In 1933 the NSDAP (Nazi Party) took power, and there was a rapid transition to one- party government in Germany. All political parties (other than the Nazi Party) were now illegal, but the new Chancellor had, in opposition, been particularly vitriolic about the Communist Party. Till February 1934 Albert Hotopp continued to live, now illegally, in Germany, working as a Communist Party treasurer. He then emigrated to the Soviet Union, living in Moscow with his wife, Gertrud and their two daughters. He worked in German language publishing and, under the "party name" of "Hermann Lieben" as a teacher at the Institute for Foreign Languages.

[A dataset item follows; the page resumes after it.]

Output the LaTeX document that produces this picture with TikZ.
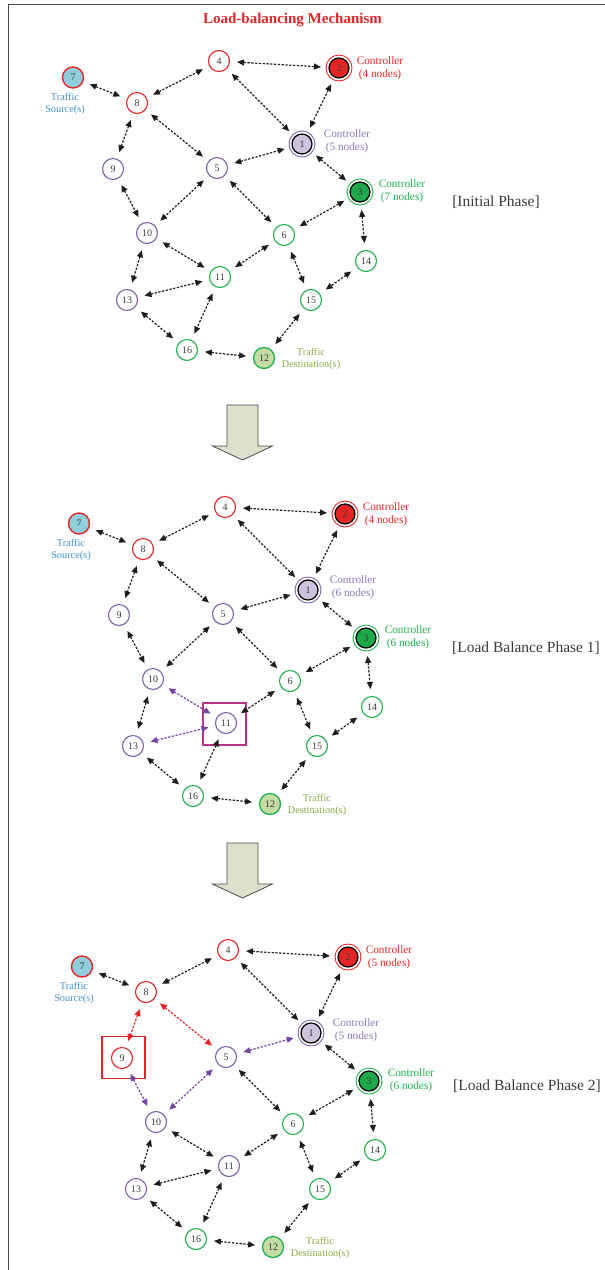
\documentclass[tikz,border=0pt]{standalone}
\usepackage{fontspec}
\setmainfont{Liberation Serif}
\usetikzlibrary{arrows.meta}

\definecolor{cred}{HTML}{E42526}
\definecolor{cpur}{HTML}{7E62A8}
\definecolor{cpurtxt}{HTML}{8C77B5}
\definecolor{clav}{HTML}{CBC3DD}
\definecolor{cgrn}{HTML}{1FAF4B}
\definecolor{cgrnfill}{HTML}{1DA84A}
\definecolor{csrc}{HTML}{8FCFDB}
\definecolor{csrctxt}{HTML}{3F8FCB}
\definecolor{cdst}{HTML}{C4DCA3}
\definecolor{cdsttxt}{HTML}{8BA944}
\definecolor{numgray}{HTML}{3A3A3A}
\definecolor{linkc}{HTML}{1E1E1E}
\definecolor{cpurlink}{HTML}{7445A0}
\definecolor{cmag}{HTML}{B5338A}
\definecolor{blockfill}{HTML}{DDE1CB}
\definecolor{framec}{HTML}{4A4A4A}

\begin{document}
\begin{tikzpicture}[x=1pt,y=-1pt,
  numfont/.style={font=\fontsize{10}{10}\selectfont, text=numgray},
  rnode/.style={circle, draw=#1, line width=1.1pt, minimum size=21pt, inner sep=0pt,
    fill=white, outer sep=7.5pt, numfont},
  srcnode/.style={rnode=cred, fill=csrc, line width=1.4pt},
  dstnode/.style={rnode=cgrn, fill=cdst, line width=1.3pt},
  ctrl/.style 2 args={circle, draw=#1, line width=0.9pt, minimum size=26pt, inner sep=0pt,
    outer sep=5pt, numfont,
    path picture={\draw[black, line width=1.2pt, fill=#2]
      (path picture bounding box.center) circle (10pt);}},
  conn/.style={draw=#1, line width=1.2pt, dash pattern=on 2.3pt off 1.5pt,
    {Triangle[length=7pt,width=6pt]}-{Triangle[length=7pt,width=6pt]}},
  conn/.default=linkc,
  ctrltext/.style={text=#1, align=center, font=\fontsize{11.3}{13}\selectfont},
  traffictext/.style={text=#1, align=center, font=\fontsize{10.3}{11.5}\selectfont},
  phase/.style={text=numgray, font=\fontsize{15.5}{17}\selectfont},
  hibox/.style={draw=#1, line width=1.6pt, minimum width=43pt, minimum height=42pt, inner sep=0pt},
  blockarrow/.style={fill=blockfill, draw=framec, line width=0.8pt, line join=miter}
]
\useasboundingbox (0,0) rectangle (605,1270);

% frame
\draw[framec, line width=1.2pt] (8.5,1275) -- (8.5,4.5) -- (610,4.5);

% title
\node[text=cred, font=\bfseries\fontsize{15}{17}\selectfont] (title) at (292.5,20) {Load-balancing Mechanism};

% ---------------- initial phase ----------------
\begin{scope}
  \foreach \n/\px/\py/\c in {4/219/61/cred, 8/137/103/cred, 9/113/169/cpur, 5/217/168/cpur,
      10/147/233/cpur, 13/127/300/cpur, 6/284/235/cgrn, 11/220/277/cgrn,
      14/366/261/cgrn, 15/311/300/cgrn, 16/187/350/cgrn}
    \node[rnode=\c] (a\n) at (\px,\py) {\n};
  \node[srcnode] (a7) at (73,77.5) {7};
  \node[dstnode] (a12) at (264,358) {12};
  \node[ctrl={cred}{cred}] (a2) at (339,68) {2};
  \node[ctrl={cpur}{clav}] (a1) at (302,144) {1};
  \node[ctrl={cgrn}{cgrnfill}] (a3) at (360,192) {3};

  \foreach \u/\v in {7/8, 8/4, 4/2, 4/1, 2/1, 8/5, 8/9, 5/1, 1/3, 9/10, 5/10, 5/6, 3/6,
      3/14, 10/11, 6/11, 10/13, 13/11, 11/16, 6/15, 14/15, 13/16, 16/12, 15/12}
    \draw[conn] (a\u) -- (a\v);

  \node[ctrltext=cred] (a2lab) at (380,68) {Controller\\(4 nodes)};
  \node[ctrltext=cpurtxt] (a1lab) at (347,141) {Controller\\(5 nodes)};
  \node[ctrltext=cgrn] (a3lab) at (402,191) {Controller\\(7 nodes)};
  \node[traffictext=csrctxt] (a7lab) at (65,104) {Traffic\\Source(s)};
  \node[traffictext=cdsttxt] (a12lab) at (311,359) {Traffic\\Destination(s)};
  \node[phase] (aphase) at (496,202) {[Initial Phase]};
\end{scope}

% transition arrows
\draw[blockarrow] (227,405) -- (258,405) -- (258,446) -- (272.5,446) -- (242.5,460)
  -- (212.5,446) -- (227,446) -- cycle;
\begin{scope}[shift={(0,438)}]
\draw[blockarrow] (227,405) -- (258,405) -- (258,446) -- (272.5,446) -- (242.5,460)
  -- (212.5,446) -- (227,446) -- cycle;
\end{scope}

% ---------------- load balance phase 1 ----------------
\begin{scope}[shift={(6,446)}]
  \foreach \n/\px/\py/\c in {4/219/61/cred, 8/137/103/cred, 9/113/169/cpur, 5/217/168/cpur,
      10/147/233/cpur, 13/127/300/cpur, 6/284/235/cgrn, 11/220/277/cpur,
      14/366/261/cgrn, 15/311/300/cgrn, 16/187/350/cgrn}
    \node[rnode=\c] (b\n) at (\px,\py) {\n};
  \node[srcnode] (b7) at (73,77.5) {7};
  \node[dstnode] (b12) at (264,358) {12};
  \node[ctrl={cred}{cred}] (b2) at (339,68) {2};
  \node[ctrl={cpur}{clav}] (b1) at (302,144) {1};
  \node[ctrl={cgrn}{cgrnfill}] (b3) at (360,192) {3};

  \node[hibox=cmag] (b11box) at (218.5,278) {};

  \foreach \u/\v in {7/8, 8/4, 4/2, 4/1, 2/1, 8/5, 8/9, 5/1, 1/3, 9/10, 5/10, 5/6, 3/6,
      3/14, 6/11, 10/13, 11/16, 6/15, 14/15, 13/16, 16/12, 15/12}
    \draw[conn] (b\u) -- (b\v);
  \draw[conn=cpurlink] (b10) -- (b11);
  \draw[conn=cpurlink] (b13) -- (b11);

  \node[ctrltext=cred] (b2lab) at (380,68) {Controller\\(4 nodes)};
  \node[ctrltext=cpurtxt] (b1lab) at (347,141) {Controller\\(6 nodes)};
  \node[ctrltext=cgrn] (b3lab) at (402,191) {Controller\\(6 nodes)};
  \node[traffictext=csrctxt] (b7lab) at (65,104) {Traffic\\Source(s)};
  \node[traffictext=cdsttxt] (b12lab) at (311,359) {Traffic\\Destination(s)};
  \node[phase] (bphase) at (520,202) {[Load Balance Phase 1]};
\end{scope}

% ---------------- load balance phase 2 ----------------
\begin{scope}[shift={(9,889)}]
  \foreach \n/\px/\py/\c in {4/219/61/cred, 8/137/103/cred, 9/113/169/cred, 5/217/168/cpur,
      10/147/233/cpur, 13/127/300/cpur, 6/284/235/cgrn, 11/220/277/cpur,
      14/366/261/cgrn, 15/311/300/cgrn, 16/187/350/cgrn}
    \node[rnode=\c] (c\n) at (\px,\py) {\n};
  \node[srcnode] (c7) at (73,77.5) {7};
  \node[dstnode] (c12) at (264,358) {12};
  \node[ctrl={cred}{cred}] (c2) at (339,68) {2};
  \node[ctrl={cpur}{clav}] (c1) at (302,144) {1};
  \node[ctrl={cgrn}{cgrnfill}] (c3) at (360,192) {3};

  \node[hibox=cred] (c9box) at (114.5,168.5) {};

  \foreach \u/\v in {7/8, 8/4, 4/2, 4/1, 2/1, 1/3, 5/6, 3/6,
      3/14, 10/11, 6/11, 10/13, 13/11, 11/16, 6/15, 14/15, 13/16, 16/12, 15/12}
    \draw[conn] (c\u) -- (c\v);
  \draw[conn=cred] (c8) -- (c9);
  \draw[conn=cred] (c8) -- (c5);
  \draw[conn=cpurlink] (c5) -- (c1);
  \draw[conn=cpurlink] (c9) -- (c10);
  \draw[conn=cpurlink] (c5) -- (c10);

  \node[ctrltext=cred] (c2lab) at (380,68) {Controller\\(5 nodes)};
  \node[ctrltext=cpurtxt] (c1lab) at (347,141) {Controller\\(5 nodes)};
  \node[ctrltext=cgrn] (c3lab) at (402,191) {Controller\\(6 nodes)};
  \node[traffictext=csrctxt] (c7lab) at (65,104) {Traffic\\Source(s)};
  \node[traffictext=cdsttxt] (c12lab) at (311,359) {Traffic\\Destination(s)};
  \node[phase] (cphase) at (518,197) {[Load Balance Phase 2]};
\end{scope}
\end{tikzpicture}
\end{document}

There were numerous exiled German communists in Moscow, and they all used to report on one another to the Soviet authorities during the surge in political purges that accompanied growing political tensions domestically and internationally at this time. Such information demonstrated loyalty and was often blended with impressions or combined with denunciations. Hotropp himself provided a written report on Herwarth Walden, a fellow teacher at the Foreign Languages Institute who was later arrested. There was a perception that reports of this nature did not in themselves cause the authorities to arrest suspects, but they were certainly used by the NKVD where they provided evidential support for arrests that took place. Albert Hotopp's own turn came on 31 May 1941 when he was arrested. On 1 August 1942 he was condemned to death. Available records are silent as to what happened next, but it is likely that he died shortly afterwards, probably in a Soviet labour camp. His wife Gertrud and their daughters were sent to continue their lives in Kazakhstan. His widow finally made her way back to East Germany in 1955, after which she survived another thirty years. Albert Hotopp was formally rehabilitated by the Soviets in 1960.

==Output==
Albert Hotopp's best known book is the novel, Fischkutter H.F. 13: it provides a realistic presentation of life at sea from a Communist perspective. Three subsequent narrative works that appeared in the Soviet Union had as their principal themes Workers' Life, Experiences of War and Resistance to Nazism.